Relative to this year’s broader uptrend the past couple weeks’ relapse still easily falls within the bounds of a mere bear market correction, with a failure below 24-Aug’s 1.2774 next larger-degree corrective low still required to, in fact, break this year’s uptrend. Waning upside momentum on a WEEKLY close-only basis below and from the exact (1.3587) 38.2% retrace of 2015-17’s decline from 1.5883 to 1.2168 cannot be ignored however as contributors to a broader peak/reversal count.
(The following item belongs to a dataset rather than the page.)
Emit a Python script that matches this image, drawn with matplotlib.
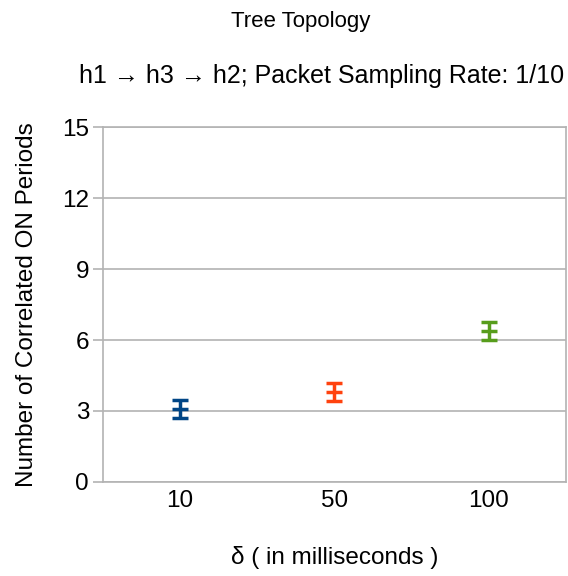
import numpy as np
import matplotlib.pyplot as plt

plt.rcParams['font.family'] = ['Liberation Sans', 'DejaVu Sans']

# correlated ON periods per delta setting
deltas = ['10', '50', '100']
means = [3.1, 3.8, 6.4]
errs = [0.38, 0.38, 0.38]
colors = ['#004586', '#ff420e', '#579d1c']
yticks = [0, 3, 6, 9, 12, 15]

fig = plt.figure(figsize=(5.68, 5.76), dpi=100)
ax = fig.add_axes([0.1813, 0.1632, 0.8152, 0.6163])

x = np.arange(len(deltas))
for i in range(len(deltas)):
    ax.errorbar(x[i], means[i], yerr=errs[i], fmt='_', color=colors[i],
                ecolor=colors[i], elinewidth=2.5, capsize=6, capthick=2.5,
                markersize=12, markeredgewidth=2.5, zorder=3)

ax.set_xlim(-0.5, 2.5)
ax.set_ylim(0, 15)
ax.set_xticks(x)
ax.set_xticklabels(deltas)
ax.set_yticks(yticks)
ax.yaxis.grid(True, color='#b3b3b3', linewidth=1.2)
ax.set_axisbelow(True)
for s in ax.spines.values():
    s.set_color('#b3b3b3')
    s.set_linewidth(1.2)
ax.tick_params(axis='y', length=7, color='#b3b3b3', width=1.2, labelsize=17.5, pad=3)
ax.tick_params(axis='x', length=0, labelsize=17.5, pad=6)

ax.set_ylabel('Number of Correlated ON Periods', fontsize=17.5, labelpad=17)
ax.set_xlabel('δ ( in milliseconds )', fontsize=17.5, labelpad=24)

fig.text(0.53, 0.963, 'Tree Topology', ha='center', va='center', fontsize=16)
fig.text(0.567, 0.868, 'h1 \u2192 h3 \u2192 h2; Packet Sampling Rate: 1/10', ha='center',
         va='center', fontsize=18)

fig.savefig('out.png', dpi=100)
Finally and similarly to the 1.19/1.20-area in the Euro, the monthly log scale chart below shows that the 1.35-to-1.38-area in cable supported it for years before Jun’16’s breakdown below it, leaving it as a huge new resistance candidate. While the rejection of this area thus far only spans a couple weeks, the ancillary evidence of USD strength cited throughout this entire blog must be considered as contributing to a peal/reversal count in cable. Finally, 1.3758 defines the 38.2% retrace of the entire bear trend from Jul’14’s 1.7192 high to Jan’16’s 1.1988 orthodox low. 20-Sep’s high was 1.3658.
These issues considered, a bearish policy and exposure remain advised with a recovery above 1.3456 required to defer or threaten this call enough to warrant its cover. In lieu of such 1.3456+ strength we anticipate further and possibly extensive losses that could span months.